Kata
“agama” memiliki definisi yang sangat beragam. Kata agama yang disebut juga
dengan “religion” berasal dari bahasa Latin yang berarti “keyakinan yang baik”,
“ritual”. Manusia beragama untuk memiliki panduan nilai-nilai moral dalam
menghadapi kehidupan dan kesengsaraan untuk mencapai kebebasan/surga. Nilai kebenaran
dalam sebuah agama hanya terbatas pada teks yang menerangkan tentang sejarah
dan nilai-nilai kebenaran akhir mengenai agama tersebut. Nilai kebenaran akhir
itu juga didukung dengan adanya para nabi sebagai utusan Tuhan yang tidak bisa
diganggu gugat.
Ketika
umat manusia hanya dipaksa untuk meyakini apa yang telah disebutkan dalam teks tanpa
diberi keleluasaan untuk memikirkannya, maka ada kemungkinan munculnya
keragu-raguan jika menemui suatu hal yang dirasa tidak sesuai dengan dunia
nyata. Seperti sebuah ungkapan yang pernah saya dengar bahwa “ketika suatu hal
di awali dengan kepastian, maka akan ditemukan keragu-raguan dalam perjalanan
waktunya dan ketika sesuatu diawali dengan sebuah keragu-raguan, maka akan
ditemukan sebuah kepastian yang mantap kemudian.” Hal tersebut menunjukkan
bahwa keberhentian dalam mencari sebuah hakekat kebenaran, pada saatnya pasti
akan menimbulkan rasa keraguan bagi pemercaya keyakinan itu.
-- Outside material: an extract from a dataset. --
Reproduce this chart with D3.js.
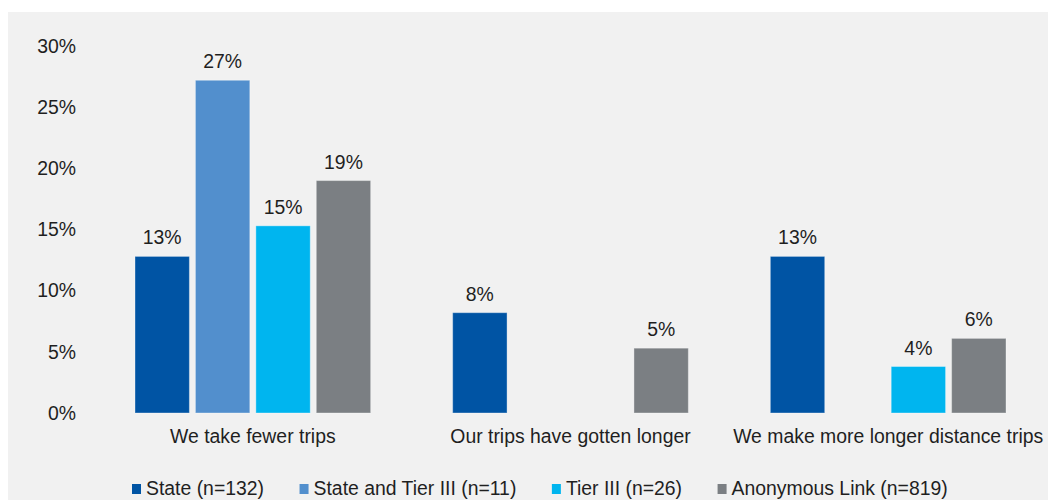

Berbeda dengan
oran yang memang mencari kebenaran hakekat untuk pada akhirnya dibuktikan
dengan segamblang-gamblangnya sehingga memperkuat dan memperkokoh keyakinannya.
Akan
tetapi ada suatu hal yan sedikit aneh. Ketika seseorang ingin mencari sebuah hakekat kebenaran, ketika serang ingin
mencari sebuah kebenaran, diantara yang dilakukan ialah dengan terus bertanya
dan mengkritisi segalah hal yang terjadi kepada orang yang diangggap mengetahui
pengetahuan lebih. Sayangnya, entah karena fanatisme terhadap keyakinan atau
karena memang tidak bisa menjelaskan lebih dalam, kebanyakan
pertanyaan-pertanyaan itu tetap tidak terjawab. Jalan lain lagi ialah dengan
membandingkan antara suatu hal yang dianggap benar oleh sekelompok rang dan
kelompok lain. Dalam situasi ini, pasti harus ada juri yang menentukan manakah
yang paling benar.
Pertanyaan
mengenai konsep kebenaran mengenai Tuhan yang terdapat pada beberapa keyakinan
agama masih tetap muncul. Orang-orang yang mencari kebenaran ini
mengatasnamakan dirinya sebagai para filsuf. Pekerjaan mereka hanyalah bertanya
dan selalu mempertanyakan segala sesuatu yang berhubungan dengan Tuhan untuk
mendapatkan hakekat kebenaran berdasarkan rasio. Sempat dikatakan bahwa agama dan filsafata
adalah dua hal yang tidak kompatible. Jika memng seperti itu adanya, bukankah
lebih baik untuk tidah meng-eksklusifkan diri sebagai pencari kebenaran sejati
dalam agama. Memang benar bahwasanya Tuhan menciptakan akal fikiran untuk
digunakan dalam berfikir. Berdasarkan Descartes pula bahwa Tuhan berkehandak
untuk difikirkan oleh umat manusia. Hal itu diungkapkan oleh Descartes karena
menurutnya Tuhan lah yang menciptakan, lalu kenapa Tuhan harus takut untuk
kalah dalam pembuktian tingkat kebenaran (seperti kutipan yang juga disampaikan
Bapak Hatim). Bukanlah Tuhan yang takut akan terkalahkan kebenarannya, akan tetapi
Tuhan takut manusia-manusia ini akan tidak mampu untuk memikirnya.
Menurut
pandangan saya, pembahasan filsafat pada saat ini tidaklah berguna. Hal ini
tidak beda jauh dengan hanya mempelajari sejarah, yaitu pemikiran-pemikiran
para filsuf terdahulu. Padahal, para filsuf terdahulu pun menemukan pendapatnya
sendiri tanpa meminta untuk diikuti ataupun diajarkan ke generasi berikutnya. Filsafat
memberikan kebebasan seluas-luasnya untuk mengeluarkan pemikiran ataupun
pendapat apa pun yang muncul. Jadi hasil akhir yang didapat adalah bukannya
kebebasan berfikir pada setiap individu yang
mempelajari, akan tetapi peracunan fikiran dengan menyediakan
pemikiran-pemikiran terdahulu.
No comments:
Post a Comment
Thank you for the comment.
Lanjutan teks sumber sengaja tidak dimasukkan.